The Indian rupee is expected to remain under strong pressure this week and may test the ₹93.50 per US dollar level, as it faces what a Union Bank of India report describes as a “triple threat” of geopolitical tensions, rising crude oil prices, and a strengthening US dollar.
According to the report, the outlook for the rupee is “decidedly bearish,” driven by the breakdown of US-Iran diplomatic talks and heightened tensions in the Persian Gulf, including concerns over disruptions in the Strait of Hormuz. These developments have pushed Brent crude above $102 per barrel, intensifying pressure on India’s external balance.
The report highlights that the rupee’s near-term direction will largely depend on whether oil prices stabilise or continue to rise. While the Reserve Bank of India’s forex reserves of about $697.1 billion provide a buffer against excessive volatility, they may not fully offset sustained external shocks.
The currency has seen sharp swings in recent sessions, briefly recovering from record lows near ₹95.23 per dollar before weakening again toward ₹93.30. Much of this volatility has been linked to rapidly evolving geopolitical developments and their impact on global energy markets.

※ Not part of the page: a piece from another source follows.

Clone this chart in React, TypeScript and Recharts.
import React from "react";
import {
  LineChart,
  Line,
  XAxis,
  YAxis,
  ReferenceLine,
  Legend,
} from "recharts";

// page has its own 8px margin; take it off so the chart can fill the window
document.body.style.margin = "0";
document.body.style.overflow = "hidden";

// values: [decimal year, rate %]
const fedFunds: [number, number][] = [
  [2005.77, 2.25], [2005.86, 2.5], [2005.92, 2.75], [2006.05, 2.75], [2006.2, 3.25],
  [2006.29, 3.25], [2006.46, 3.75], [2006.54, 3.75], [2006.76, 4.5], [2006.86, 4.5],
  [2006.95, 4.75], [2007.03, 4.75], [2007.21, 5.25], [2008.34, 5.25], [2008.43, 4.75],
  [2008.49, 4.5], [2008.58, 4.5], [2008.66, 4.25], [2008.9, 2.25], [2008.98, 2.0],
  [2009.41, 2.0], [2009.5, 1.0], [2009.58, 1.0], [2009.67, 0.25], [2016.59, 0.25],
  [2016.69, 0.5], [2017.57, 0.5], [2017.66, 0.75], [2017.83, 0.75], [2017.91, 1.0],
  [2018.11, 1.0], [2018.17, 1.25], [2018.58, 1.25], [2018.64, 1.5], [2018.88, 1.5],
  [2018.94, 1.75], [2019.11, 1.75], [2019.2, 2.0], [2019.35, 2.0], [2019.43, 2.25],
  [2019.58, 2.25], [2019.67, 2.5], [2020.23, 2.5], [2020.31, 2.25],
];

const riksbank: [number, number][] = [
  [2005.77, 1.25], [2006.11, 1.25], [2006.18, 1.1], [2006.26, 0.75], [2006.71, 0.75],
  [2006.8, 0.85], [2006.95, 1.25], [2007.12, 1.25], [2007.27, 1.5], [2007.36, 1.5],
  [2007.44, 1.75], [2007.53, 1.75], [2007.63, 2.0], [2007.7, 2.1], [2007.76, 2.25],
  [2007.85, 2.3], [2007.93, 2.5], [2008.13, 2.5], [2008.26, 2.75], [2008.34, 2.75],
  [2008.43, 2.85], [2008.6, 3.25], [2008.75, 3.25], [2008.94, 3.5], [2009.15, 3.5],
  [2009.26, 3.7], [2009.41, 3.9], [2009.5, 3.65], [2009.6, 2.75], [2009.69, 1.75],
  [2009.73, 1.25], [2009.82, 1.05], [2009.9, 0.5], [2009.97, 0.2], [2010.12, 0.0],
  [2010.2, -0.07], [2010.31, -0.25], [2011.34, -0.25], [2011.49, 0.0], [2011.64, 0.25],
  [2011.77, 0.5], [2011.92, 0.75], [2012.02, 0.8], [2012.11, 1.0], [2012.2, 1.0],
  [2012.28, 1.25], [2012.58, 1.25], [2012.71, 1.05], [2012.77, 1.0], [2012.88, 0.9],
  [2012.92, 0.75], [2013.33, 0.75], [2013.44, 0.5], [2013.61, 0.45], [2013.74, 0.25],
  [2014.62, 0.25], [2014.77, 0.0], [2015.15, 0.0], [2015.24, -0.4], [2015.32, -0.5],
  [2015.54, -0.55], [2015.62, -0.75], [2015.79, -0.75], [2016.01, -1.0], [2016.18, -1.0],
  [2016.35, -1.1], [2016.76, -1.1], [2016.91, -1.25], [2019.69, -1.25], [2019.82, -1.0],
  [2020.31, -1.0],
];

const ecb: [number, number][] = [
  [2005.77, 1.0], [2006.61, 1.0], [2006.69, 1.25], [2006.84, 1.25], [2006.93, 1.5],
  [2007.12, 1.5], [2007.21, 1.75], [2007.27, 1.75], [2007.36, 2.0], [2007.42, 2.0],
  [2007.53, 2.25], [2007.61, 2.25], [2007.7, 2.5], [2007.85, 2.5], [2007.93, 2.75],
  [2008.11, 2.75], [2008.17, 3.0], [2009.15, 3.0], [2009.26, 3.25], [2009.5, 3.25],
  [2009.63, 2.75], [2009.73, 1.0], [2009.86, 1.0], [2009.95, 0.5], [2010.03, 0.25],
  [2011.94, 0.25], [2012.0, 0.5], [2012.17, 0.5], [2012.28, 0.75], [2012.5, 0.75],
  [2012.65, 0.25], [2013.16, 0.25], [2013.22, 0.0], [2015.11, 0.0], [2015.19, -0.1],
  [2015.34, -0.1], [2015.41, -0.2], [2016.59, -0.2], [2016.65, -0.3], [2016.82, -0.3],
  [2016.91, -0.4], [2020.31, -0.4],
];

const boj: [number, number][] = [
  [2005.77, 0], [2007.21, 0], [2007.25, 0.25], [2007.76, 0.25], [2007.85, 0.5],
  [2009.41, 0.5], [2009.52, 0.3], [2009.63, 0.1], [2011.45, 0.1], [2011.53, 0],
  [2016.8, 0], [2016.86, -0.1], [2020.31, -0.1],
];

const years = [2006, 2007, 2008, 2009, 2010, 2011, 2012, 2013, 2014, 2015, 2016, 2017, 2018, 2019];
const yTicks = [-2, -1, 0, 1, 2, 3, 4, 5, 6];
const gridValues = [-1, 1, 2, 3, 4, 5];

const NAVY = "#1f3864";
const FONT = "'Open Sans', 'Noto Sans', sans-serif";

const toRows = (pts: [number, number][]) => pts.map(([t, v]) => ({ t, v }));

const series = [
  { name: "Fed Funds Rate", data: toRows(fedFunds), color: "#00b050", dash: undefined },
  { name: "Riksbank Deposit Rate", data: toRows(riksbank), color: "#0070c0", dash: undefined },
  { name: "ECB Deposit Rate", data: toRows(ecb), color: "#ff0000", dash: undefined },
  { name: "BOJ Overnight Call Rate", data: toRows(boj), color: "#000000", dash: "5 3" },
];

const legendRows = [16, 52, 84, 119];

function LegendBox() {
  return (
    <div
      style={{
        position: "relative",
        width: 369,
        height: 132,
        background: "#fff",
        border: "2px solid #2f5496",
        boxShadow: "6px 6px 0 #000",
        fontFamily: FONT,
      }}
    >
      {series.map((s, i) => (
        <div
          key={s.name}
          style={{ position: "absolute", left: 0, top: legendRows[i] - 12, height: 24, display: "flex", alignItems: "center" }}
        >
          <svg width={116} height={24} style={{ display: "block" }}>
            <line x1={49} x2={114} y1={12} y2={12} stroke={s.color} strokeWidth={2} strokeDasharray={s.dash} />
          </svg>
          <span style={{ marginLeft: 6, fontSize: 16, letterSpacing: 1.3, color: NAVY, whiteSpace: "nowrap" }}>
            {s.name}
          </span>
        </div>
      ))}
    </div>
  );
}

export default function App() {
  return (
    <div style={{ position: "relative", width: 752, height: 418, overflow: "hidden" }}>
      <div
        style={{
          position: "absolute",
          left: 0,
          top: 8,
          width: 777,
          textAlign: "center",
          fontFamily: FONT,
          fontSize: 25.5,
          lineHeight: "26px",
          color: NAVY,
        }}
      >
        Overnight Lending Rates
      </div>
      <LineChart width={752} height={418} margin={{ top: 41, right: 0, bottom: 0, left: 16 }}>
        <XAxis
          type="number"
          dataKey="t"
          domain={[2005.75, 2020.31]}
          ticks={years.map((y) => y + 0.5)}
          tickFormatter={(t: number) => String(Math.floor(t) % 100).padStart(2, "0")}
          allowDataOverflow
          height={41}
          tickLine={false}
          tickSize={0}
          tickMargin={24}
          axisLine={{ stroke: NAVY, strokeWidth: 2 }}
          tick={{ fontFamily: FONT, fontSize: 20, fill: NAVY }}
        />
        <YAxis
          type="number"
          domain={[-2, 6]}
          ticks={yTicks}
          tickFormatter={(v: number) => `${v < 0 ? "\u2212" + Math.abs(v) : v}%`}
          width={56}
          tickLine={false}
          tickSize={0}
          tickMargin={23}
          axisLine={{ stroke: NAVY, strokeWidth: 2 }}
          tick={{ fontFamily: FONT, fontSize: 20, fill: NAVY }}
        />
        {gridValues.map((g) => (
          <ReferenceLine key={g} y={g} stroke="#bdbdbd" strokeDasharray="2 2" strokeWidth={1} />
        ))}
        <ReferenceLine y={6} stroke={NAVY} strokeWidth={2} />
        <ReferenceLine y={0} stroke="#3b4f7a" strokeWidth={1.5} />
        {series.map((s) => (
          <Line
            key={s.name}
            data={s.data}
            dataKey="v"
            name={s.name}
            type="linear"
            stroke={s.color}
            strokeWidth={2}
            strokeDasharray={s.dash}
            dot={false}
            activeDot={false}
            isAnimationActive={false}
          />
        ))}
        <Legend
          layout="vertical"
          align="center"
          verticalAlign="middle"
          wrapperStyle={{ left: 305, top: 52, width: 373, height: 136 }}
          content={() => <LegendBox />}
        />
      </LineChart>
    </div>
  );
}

A temporary easing of tensions earlier in the week helped the rupee strengthen to around ₹92.40 as crude slipped below $100 per barrel. However, that relief proved short-lived after talks collapsed and fresh escalation fears triggered another spike in oil prices above $100, renewing pressure on the currency.
The report notes that crude oil remains the key macroeconomic driver for the rupee, given India’s dependence on energy imports. Higher oil prices are expected to widen the current account deficit and add to imported inflationary pressures, both negative for the currency outlook. It estimates that every $10 per barrel increase in crude could worsen India’s current account deficit by roughly $15 billion annually.
Adding to the pressure, the US dollar has strengthened amid safe-haven demand and elevated US bond yields, while foreign portfolio investors have reportedly withdrawn over $20 billion from Indian markets since February 2026.
Despite these headwinds, India’s strong forex reserves are expected to help smooth excessive volatility and prevent disorderly currency movements.
Overall, while RBI intervention may limit sharp swings, the broader bias for the rupee remains negative in the current global economic environment.